[BEGIN DATA FOR THIS TASK]

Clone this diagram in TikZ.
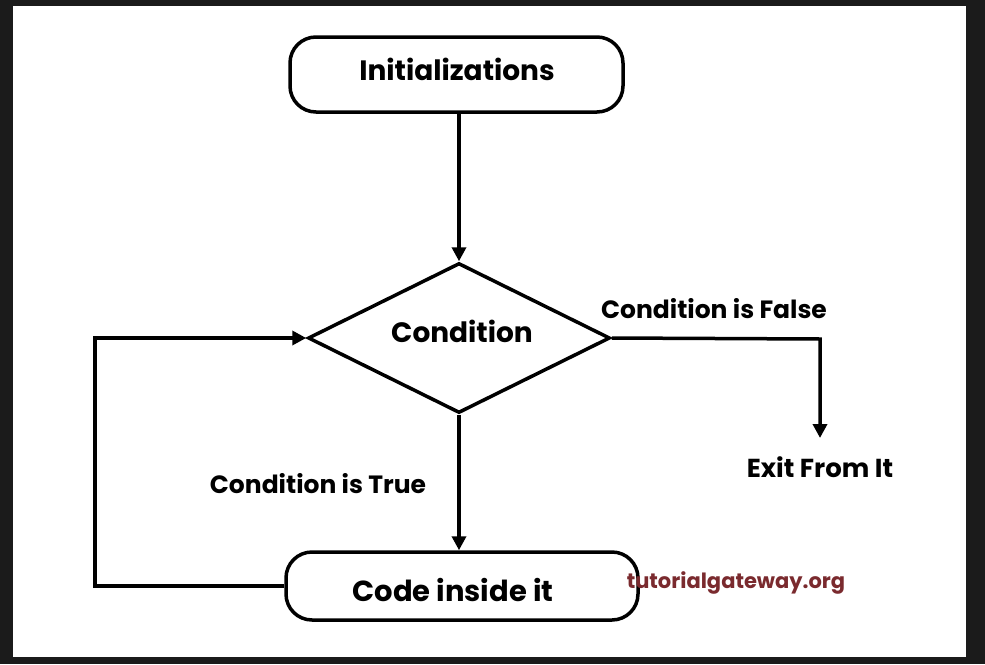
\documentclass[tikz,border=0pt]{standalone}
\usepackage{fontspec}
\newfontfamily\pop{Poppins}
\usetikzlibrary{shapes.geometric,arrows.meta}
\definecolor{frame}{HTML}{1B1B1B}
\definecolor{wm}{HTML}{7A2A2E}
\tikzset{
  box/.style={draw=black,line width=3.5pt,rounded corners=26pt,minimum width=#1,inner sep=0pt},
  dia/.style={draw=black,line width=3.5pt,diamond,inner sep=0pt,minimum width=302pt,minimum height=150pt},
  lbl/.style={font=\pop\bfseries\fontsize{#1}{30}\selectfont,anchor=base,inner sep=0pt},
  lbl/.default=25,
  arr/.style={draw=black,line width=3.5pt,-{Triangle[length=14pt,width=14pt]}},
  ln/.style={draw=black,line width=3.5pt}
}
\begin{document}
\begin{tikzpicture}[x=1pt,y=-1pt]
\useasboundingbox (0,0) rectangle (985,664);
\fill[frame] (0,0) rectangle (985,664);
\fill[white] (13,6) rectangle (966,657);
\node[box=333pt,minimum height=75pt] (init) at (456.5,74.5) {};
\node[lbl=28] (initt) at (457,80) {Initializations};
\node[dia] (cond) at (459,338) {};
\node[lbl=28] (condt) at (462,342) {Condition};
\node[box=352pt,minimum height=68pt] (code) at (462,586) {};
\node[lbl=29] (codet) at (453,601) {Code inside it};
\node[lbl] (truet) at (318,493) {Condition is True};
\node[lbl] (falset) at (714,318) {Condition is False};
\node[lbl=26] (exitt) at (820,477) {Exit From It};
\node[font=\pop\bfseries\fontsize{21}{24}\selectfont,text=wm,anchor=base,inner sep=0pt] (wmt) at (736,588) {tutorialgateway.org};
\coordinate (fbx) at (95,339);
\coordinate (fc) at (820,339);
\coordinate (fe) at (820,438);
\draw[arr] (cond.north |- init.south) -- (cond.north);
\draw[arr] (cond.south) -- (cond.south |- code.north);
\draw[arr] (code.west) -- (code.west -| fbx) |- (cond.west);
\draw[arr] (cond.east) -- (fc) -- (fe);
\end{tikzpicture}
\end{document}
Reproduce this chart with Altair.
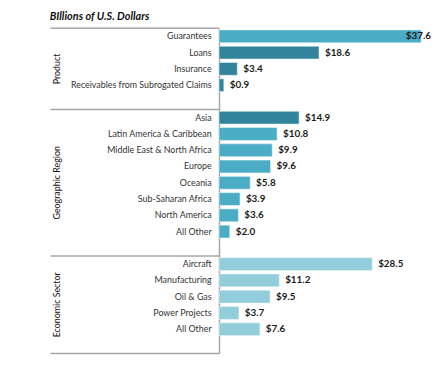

[END DATA FOR THIS TASK]

▸ WHAT NEEDS TO BE DONE: Without including any pictures, please restate all the records exactly.

▸ OUTPUT FOR THIS EXERCISE:
Clone this diagram in TikZ.
\documentclass[tikz,border=0pt]{standalone}
\usepackage{fontspec}
\newfontfamily\pop{Poppins}
\usetikzlibrary{shapes.geometric,arrows.meta}
\definecolor{frame}{HTML}{1B1B1B}
\definecolor{wm}{HTML}{7A2A2E}
\tikzset{
  box/.style={draw=black,line width=3.5pt,rounded corners=26pt,minimum width=#1,inner sep=0pt},
  dia/.style={draw=black,line width=3.5pt,diamond,inner sep=0pt,minimum width=302pt,minimum height=150pt},
  lbl/.style={font=\pop\bfseries\fontsize{#1}{30}\selectfont,anchor=base,inner sep=0pt},
  lbl/.default=25,
  arr/.style={draw=black,line width=3.5pt,-{Triangle[length=14pt,width=14pt]}},
  ln/.style={draw=black,line width=3.5pt}
}
\begin{document}
\begin{tikzpicture}[x=1pt,y=-1pt]
\useasboundingbox (0,0) rectangle (985,664);
\fill[frame] (0,0) rectangle (985,664);
\fill[white] (13,6) rectangle (966,657);
\node[box=333pt,minimum height=75pt] (init) at (456.5,74.5) {};
\node[lbl=28] (initt) at (457,80) {Initializations};
\node[dia] (cond) at (459,338) {};
\node[lbl=28] (condt) at (462,342) {Condition};
\node[box=352pt,minimum height=68pt] (code) at (462,586) {};
\node[lbl=29] (codet) at (453,601) {Code inside it};
\node[lbl] (truet) at (318,493) {Condition is True};
\node[lbl] (falset) at (714,318) {Condition is False};
\node[lbl=26] (exitt) at (820,477) {Exit From It};
\node[font=\pop\bfseries\fontsize{21}{24}\selectfont,text=wm,anchor=base,inner sep=0pt] (wmt) at (736,588) {tutorialgateway.org};
\coordinate (fbx) at (95,339);
\coordinate (fc) at (820,339);
\coordinate (fe) at (820,438);
\draw[arr] (cond.north |- init.south) -- (cond.north);
\draw[arr] (cond.south) -- (cond.south |- code.north);
\draw[arr] (code.west) -- (code.west -| fbx) |- (cond.west);
\draw[arr] (cond.east) -- (fc) -- (fe);
\end{tikzpicture}
\end{document}
Reproduce this chart with Altair.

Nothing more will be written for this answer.